> SHORT EXERCISE: Copy the listing verbatim, excluding any images found in it.

---

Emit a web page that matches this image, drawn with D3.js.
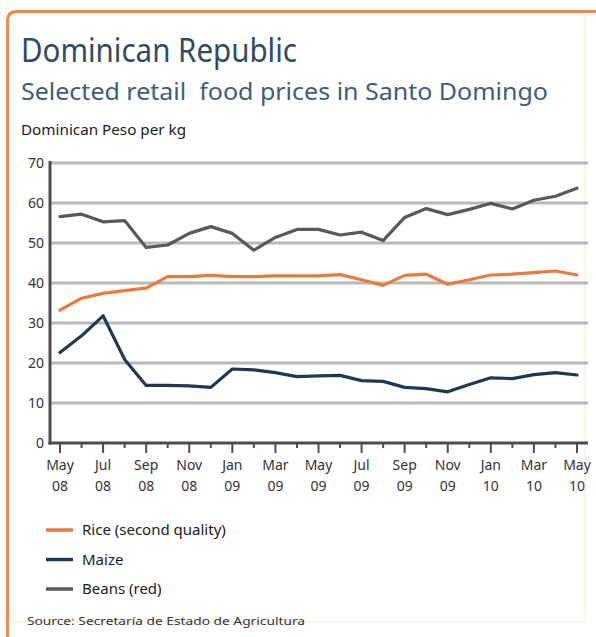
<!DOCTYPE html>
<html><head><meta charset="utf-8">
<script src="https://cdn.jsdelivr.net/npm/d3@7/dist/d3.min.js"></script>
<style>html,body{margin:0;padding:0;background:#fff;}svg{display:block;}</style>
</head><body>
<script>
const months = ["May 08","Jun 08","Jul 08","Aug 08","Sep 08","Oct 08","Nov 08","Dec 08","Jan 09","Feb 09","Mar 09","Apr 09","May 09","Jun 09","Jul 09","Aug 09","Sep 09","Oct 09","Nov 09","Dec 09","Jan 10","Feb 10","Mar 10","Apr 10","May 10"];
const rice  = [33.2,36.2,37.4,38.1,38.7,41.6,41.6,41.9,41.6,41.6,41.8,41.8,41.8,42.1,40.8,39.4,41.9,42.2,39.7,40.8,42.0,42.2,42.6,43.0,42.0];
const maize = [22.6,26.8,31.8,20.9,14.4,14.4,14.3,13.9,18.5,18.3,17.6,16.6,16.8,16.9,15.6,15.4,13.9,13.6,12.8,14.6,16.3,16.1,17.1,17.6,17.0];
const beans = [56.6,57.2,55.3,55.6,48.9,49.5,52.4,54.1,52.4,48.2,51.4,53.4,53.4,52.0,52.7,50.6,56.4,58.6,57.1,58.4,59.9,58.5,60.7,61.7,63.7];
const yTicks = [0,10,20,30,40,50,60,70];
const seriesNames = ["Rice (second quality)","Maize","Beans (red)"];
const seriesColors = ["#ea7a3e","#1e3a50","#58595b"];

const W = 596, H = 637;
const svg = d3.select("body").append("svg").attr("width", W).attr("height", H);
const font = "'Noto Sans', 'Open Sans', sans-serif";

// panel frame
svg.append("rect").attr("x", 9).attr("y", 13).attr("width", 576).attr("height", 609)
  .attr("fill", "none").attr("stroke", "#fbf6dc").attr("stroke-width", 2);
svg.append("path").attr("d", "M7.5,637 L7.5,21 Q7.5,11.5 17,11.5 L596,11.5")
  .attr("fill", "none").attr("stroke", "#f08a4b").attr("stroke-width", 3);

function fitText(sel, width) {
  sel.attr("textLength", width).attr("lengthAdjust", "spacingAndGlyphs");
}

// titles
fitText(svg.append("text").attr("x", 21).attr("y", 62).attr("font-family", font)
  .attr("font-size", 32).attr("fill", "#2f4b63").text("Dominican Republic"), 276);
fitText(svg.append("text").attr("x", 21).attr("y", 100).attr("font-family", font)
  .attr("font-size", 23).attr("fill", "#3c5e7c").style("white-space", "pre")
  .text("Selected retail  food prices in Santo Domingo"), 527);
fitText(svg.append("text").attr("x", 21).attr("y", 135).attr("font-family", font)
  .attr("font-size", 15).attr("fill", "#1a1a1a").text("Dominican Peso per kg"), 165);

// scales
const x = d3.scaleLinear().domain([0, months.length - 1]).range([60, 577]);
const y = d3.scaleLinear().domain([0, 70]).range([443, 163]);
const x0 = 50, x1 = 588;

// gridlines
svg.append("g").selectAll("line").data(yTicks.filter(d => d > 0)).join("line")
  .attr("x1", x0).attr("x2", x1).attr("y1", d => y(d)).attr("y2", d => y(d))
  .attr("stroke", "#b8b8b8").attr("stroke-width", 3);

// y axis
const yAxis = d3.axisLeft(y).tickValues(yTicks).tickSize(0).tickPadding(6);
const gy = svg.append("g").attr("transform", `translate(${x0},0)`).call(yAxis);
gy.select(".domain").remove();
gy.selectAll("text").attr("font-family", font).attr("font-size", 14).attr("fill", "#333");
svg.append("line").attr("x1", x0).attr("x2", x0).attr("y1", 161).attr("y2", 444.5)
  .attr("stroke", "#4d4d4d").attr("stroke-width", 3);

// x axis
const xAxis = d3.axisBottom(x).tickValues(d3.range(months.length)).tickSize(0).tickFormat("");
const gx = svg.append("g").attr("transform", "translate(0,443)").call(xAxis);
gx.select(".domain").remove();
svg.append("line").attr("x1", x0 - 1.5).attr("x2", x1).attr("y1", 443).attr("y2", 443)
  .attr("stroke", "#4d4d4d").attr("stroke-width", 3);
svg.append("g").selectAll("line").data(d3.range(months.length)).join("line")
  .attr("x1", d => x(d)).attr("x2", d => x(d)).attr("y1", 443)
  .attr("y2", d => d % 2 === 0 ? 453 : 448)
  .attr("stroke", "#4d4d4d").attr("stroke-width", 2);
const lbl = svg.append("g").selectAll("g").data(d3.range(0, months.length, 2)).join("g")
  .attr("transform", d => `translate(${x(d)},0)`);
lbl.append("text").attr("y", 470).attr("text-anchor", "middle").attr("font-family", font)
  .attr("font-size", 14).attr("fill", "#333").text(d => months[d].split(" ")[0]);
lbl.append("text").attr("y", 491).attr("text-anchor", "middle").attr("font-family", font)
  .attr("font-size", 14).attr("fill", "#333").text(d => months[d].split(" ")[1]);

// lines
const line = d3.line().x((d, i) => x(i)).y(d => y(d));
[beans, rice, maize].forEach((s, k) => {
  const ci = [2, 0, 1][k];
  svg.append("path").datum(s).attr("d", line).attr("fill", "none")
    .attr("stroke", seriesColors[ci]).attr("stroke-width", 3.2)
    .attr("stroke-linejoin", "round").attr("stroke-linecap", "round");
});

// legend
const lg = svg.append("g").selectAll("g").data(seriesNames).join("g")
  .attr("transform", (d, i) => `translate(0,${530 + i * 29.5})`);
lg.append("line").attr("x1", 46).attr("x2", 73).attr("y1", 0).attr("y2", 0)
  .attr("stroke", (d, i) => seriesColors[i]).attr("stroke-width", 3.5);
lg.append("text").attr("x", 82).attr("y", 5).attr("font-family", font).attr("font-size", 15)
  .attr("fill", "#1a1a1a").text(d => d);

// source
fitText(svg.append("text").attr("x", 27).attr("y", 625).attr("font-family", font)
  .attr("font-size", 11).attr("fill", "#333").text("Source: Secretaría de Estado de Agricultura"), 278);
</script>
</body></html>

---

> RESULT FOR THIS TASK:
Emit a web page that matches this image, drawn with D3.js.
<!DOCTYPE html>
<html><head><meta charset="utf-8">
<script src="https://cdn.jsdelivr.net/npm/d3@7/dist/d3.min.js"></script>
<style>html,body{margin:0;padding:0;background:#fff;}svg{display:block;}</style>
</head><body>
<script>
const months = ["May 08","Jun 08","Jul 08","Aug 08","Sep 08","Oct 08","Nov 08","Dec 08","Jan 09","Feb 09","Mar 09","Apr 09","May 09","Jun 09","Jul 09","Aug 09","Sep 09","Oct 09","Nov 09","Dec 09","Jan 10","Feb 10","Mar 10","Apr 10","May 10"];
const rice  = [33.2,36.2,37.4,38.1,38.7,41.6,41.6,41.9,41.6,41.6,41.8,41.8,41.8,42.1,40.8,39.4,41.9,42.2,39.7,40.8,42.0,42.2,42.6,43.0,42.0];
const maize = [22.6,26.8,31.8,20.9,14.4,14.4,14.3,13.9,18.5,18.3,17.6,16.6,16.8,16.9,15.6,15.4,13.9,13.6,12.8,14.6,16.3,16.1,17.1,17.6,17.0];
const beans = [56.6,57.2,55.3,55.6,48.9,49.5,52.4,54.1,52.4,48.2,51.4,53.4,53.4,52.0,52.7,50.6,56.4,58.6,57.1,58.4,59.9,58.5,60.7,61.7,63.7];
const yTicks = [0,10,20,30,40,50,60,70];
const seriesNames = ["Rice (second quality)","Maize","Beans (red)"];
const seriesColors = ["#ea7a3e","#1e3a50","#58595b"];

const W = 596, H = 637;
const svg = d3.select("body").append("svg").attr("width", W).attr("height", H);
const font = "'Noto Sans', 'Open Sans', sans-serif";

// panel frame
svg.append("rect").attr("x", 9).attr("y", 13).attr("width", 576).attr("height", 609)
  .attr("fill", "none").attr("stroke", "#fbf6dc").attr("stroke-width", 2);
svg.append("path").attr("d", "M7.5,637 L7.5,21 Q7.5,11.5 17,11.5 L596,11.5")
  .attr("fill", "none").attr("stroke", "#f08a4b").attr("stroke-width", 3);

function fitText(sel, width) {
  sel.attr("textLength", width).attr("lengthAdjust", "spacingAndGlyphs");
}

// titles
fitText(svg.append("text").attr("x", 21).attr("y", 62).attr("font-family", font)
  .attr("font-size", 32).attr("fill", "#2f4b63").text("Dominican Republic"), 276);
fitText(svg.append("text").attr("x", 21).attr("y", 100).attr("font-family", font)
  .attr("font-size", 23).attr("fill", "#3c5e7c").style("white-space", "pre")
  .text("Selected retail  food prices in Santo Domingo"), 527);
fitText(svg.append("text").attr("x", 21).attr("y", 135).attr("font-family", font)
  .attr("font-size", 15).attr("fill", "#1a1a1a").text("Dominican Peso per kg"), 165);

// scales
const x = d3.scaleLinear().domain([0, months.length - 1]).range([60, 577]);
const y = d3.scaleLinear().domain([0, 70]).range([443, 163]);
const x0 = 50, x1 = 588;

// gridlines
svg.append("g").selectAll("line").data(yTicks.filter(d => d > 0)).join("line")
  .attr("x1", x0).attr("x2", x1).attr("y1", d => y(d)).attr("y2", d => y(d))
  .attr("stroke", "#b8b8b8").attr("stroke-width", 3);

// y axis
const yAxis = d3.axisLeft(y).tickValues(yTicks).tickSize(0).tickPadding(6);
const gy = svg.append("g").attr("transform", `translate(${x0},0)`).call(yAxis);
gy.select(".domain").remove();
gy.selectAll("text").attr("font-family", font).attr("font-size", 14).attr("fill", "#333");
svg.append("line").attr("x1", x0).attr("x2", x0).attr("y1", 161).attr("y2", 444.5)
  .attr("stroke", "#4d4d4d").attr("stroke-width", 3);

// x axis
const xAxis = d3.axisBottom(x).tickValues(d3.range(months.length)).tickSize(0).tickFormat("");
const gx = svg.append("g").attr("transform", "translate(0,443)").call(xAxis);
gx.select(".domain").remove();
svg.append("line").attr("x1", x0 - 1.5).attr("x2", x1).attr("y1", 443).attr("y2", 443)
  .attr("stroke", "#4d4d4d").attr("stroke-width", 3);
svg.append("g").selectAll("line").data(d3.range(months.length)).join("line")
  .attr("x1", d => x(d)).attr("x2", d => x(d)).attr("y1", 443)
  .attr("y2", d => d % 2 === 0 ? 453 : 448)
  .attr("stroke", "#4d4d4d").attr("stroke-width", 2);
const lbl = svg.append("g").selectAll("g").data(d3.range(0, months.length, 2)).join("g")
  .attr("transform", d => `translate(${x(d)},0)`);
lbl.append("text").attr("y", 470).attr("text-anchor", "middle").attr("font-family", font)
  .attr("font-size", 14).attr("fill", "#333").text(d => months[d].split(" ")[0]);
lbl.append("text").attr("y", 491).attr("text-anchor", "middle").attr("font-family", font)
  .attr("font-size", 14).attr("fill", "#333").text(d => months[d].split(" ")[1]);

// lines
const line = d3.line().x((d, i) => x(i)).y(d => y(d));
[beans, rice, maize].forEach((s, k) => {
  const ci = [2, 0, 1][k];
  svg.append("path").datum(s).attr("d", line).attr("fill", "none")
    .attr("stroke", seriesColors[ci]).attr("stroke-width", 3.2)
    .attr("stroke-linejoin", "round").attr("stroke-linecap", "round");
});

// legend
const lg = svg.append("g").selectAll("g").data(seriesNames).join("g")
  .attr("transform", (d, i) => `translate(0,${530 + i * 29.5})`);
lg.append("line").attr("x1", 46).attr("x2", 73).attr("y1", 0).attr("y2", 0)
  .attr("stroke", (d, i) => seriesColors[i]).attr("stroke-width", 3.5);
lg.append("text").attr("x", 82).attr("y", 5).attr("font-family", font).attr("font-size", 15)
  .attr("fill", "#1a1a1a").text(d => d);

// source
fitText(svg.append("text").attr("x", 27).attr("y", 625).attr("font-family", font)
  .attr("font-size", 11).attr("fill", "#333").text("Source: Secretaría de Estado de Agricultura"), 278);
</script>
</body></html>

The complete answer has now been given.